REPUBLIKA.CO.ID, MOROWALI UTARA -- Mengawal dakwah di pedalaman tidak bisa dilakukan sendirian. Hal itulah yang mendorong Baitul Maal Hidayatullah (BMH) dan Pos Dai bersinergi mengawal dakwah di Suku Wanna, Sulawesi Tengah.
Melalui program Qurban Masuk Desa, BMH dan Pos Dai menurunkan tim yang terdiri dari empat orang untuk mengawal program tersebut. Mereka menyeberangi sungai dengan Jonder menuju Lijo tempat pemberangkatan ke Fatu Marando, Rabu (30/8).
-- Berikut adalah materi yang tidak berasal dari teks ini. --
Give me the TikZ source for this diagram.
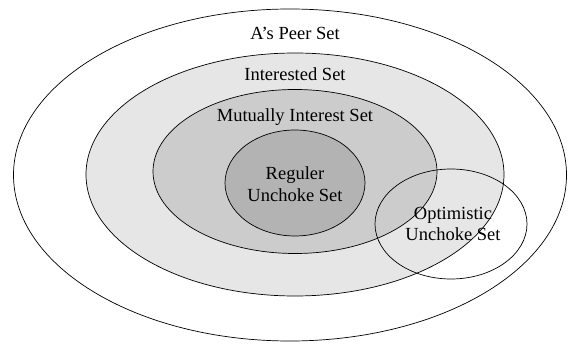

Tim dipimpin oleh Ustadz Abdul Muhaimin (47 tahun). Dai yang malang melintang di dunia dakwah di wilayah Sulawesi Utara dan Tengah ini menjadi sosok yang sangat dinanti-nantikan warga Suku Wanna di Dusun Fatu Marando, Desa Salubiro, Kecamatan Batu Rube, Kabupaten Morowali Utara, Sulawesi Tengah.
Siaran pers BMH yang diterima Republika.co.id, Senin (4/9) menyebutkan, sebanyak 140 kepala keluarga (KK) Suku Wanna yang tersebar di beberapa dusun, seperti Dusun Fatu Marando, Wonsa, Salubiro, Sangilo, Fatangilo, Wempanapa dan Lijo, telah mendapatkan daging kurban.
“Alhamdulillah, pada Idul Adha 1438 H ini semua kebagian daging sapi. Yang kami sangat senang semua dusun datang. Padahal mereka harus jalan kaki dengan jarak terdekat membutuhkan waktu perjalanan selama setengah hari,” terang Muhaimin.
Ayah tujuh anak itu juga mengatakan bahwa untuk perjalanan Salubiro ke Fatu Marando dibutuhkan waktu tempuh jalan kaki selama satu hari. “Itu belum Salubiro, seharian itu orang jalan,” ucapnya.
Atas dilaksanakannya kurban di Dusun Fatu Marando tersebut, Kepala Suku Wanna yang memimpin seluruh KK di Fatu Marando mengaku sangat bahagia. “Kami sangat senang, semua bisa makan daging. Kami senang Islam ada seperti ini,” ungkapnya sebagaimana diterjemahkan oleh Papa Frans yang merupakan mualaf suku Wanna.
Sebagai informasi, untuk sampai ke Dusun Fatu Marando, tim BMH dan Pos Dai harus melakukan perjalanan darat dan air. “Di darat kami berangkat dari Pandawuke, Morowali Utara, menuju Lijo, Rabu (30/8). Itu menaiki gunung sampai puncak tertinggi dengan kondisi jalan penuh lumpur dan kanan kiri jurang,” kata Humas BMH Imam Nawawi.
Ia menambahkan, sebelum tiba di Lijo ada empat sungai harus diseberangi. Jika banjir datang, praktis mobil off road pun tidak mampu menembus Lijo. Nanti setelah di Lijo, semua harus naik ketinting melawan arus menuju hulu sungai Bongka. Lama waktu tempuh enam jam.
“Untuk sampai ke lokasi, dibutuhkan paling tidak enam jam lamanya perjalanan dengan kewaspadaan tingkat tinggi. Sebab sedikit lengah, ketinting bisa oleng, terbawa arus dan terbalik,” ujarnya.
Acara puncak adalah Jumat (1/9) yang merupakan Idul Adha. “Warga Suku Wanna ikut sholat Idul Adha di posko pembinaan mualaf. Kemudian kami melakukan pemotongan hewan kurban dan pembagian daging kurban kepada warga suku Wanna tersebut,” papar Imam Nawawi.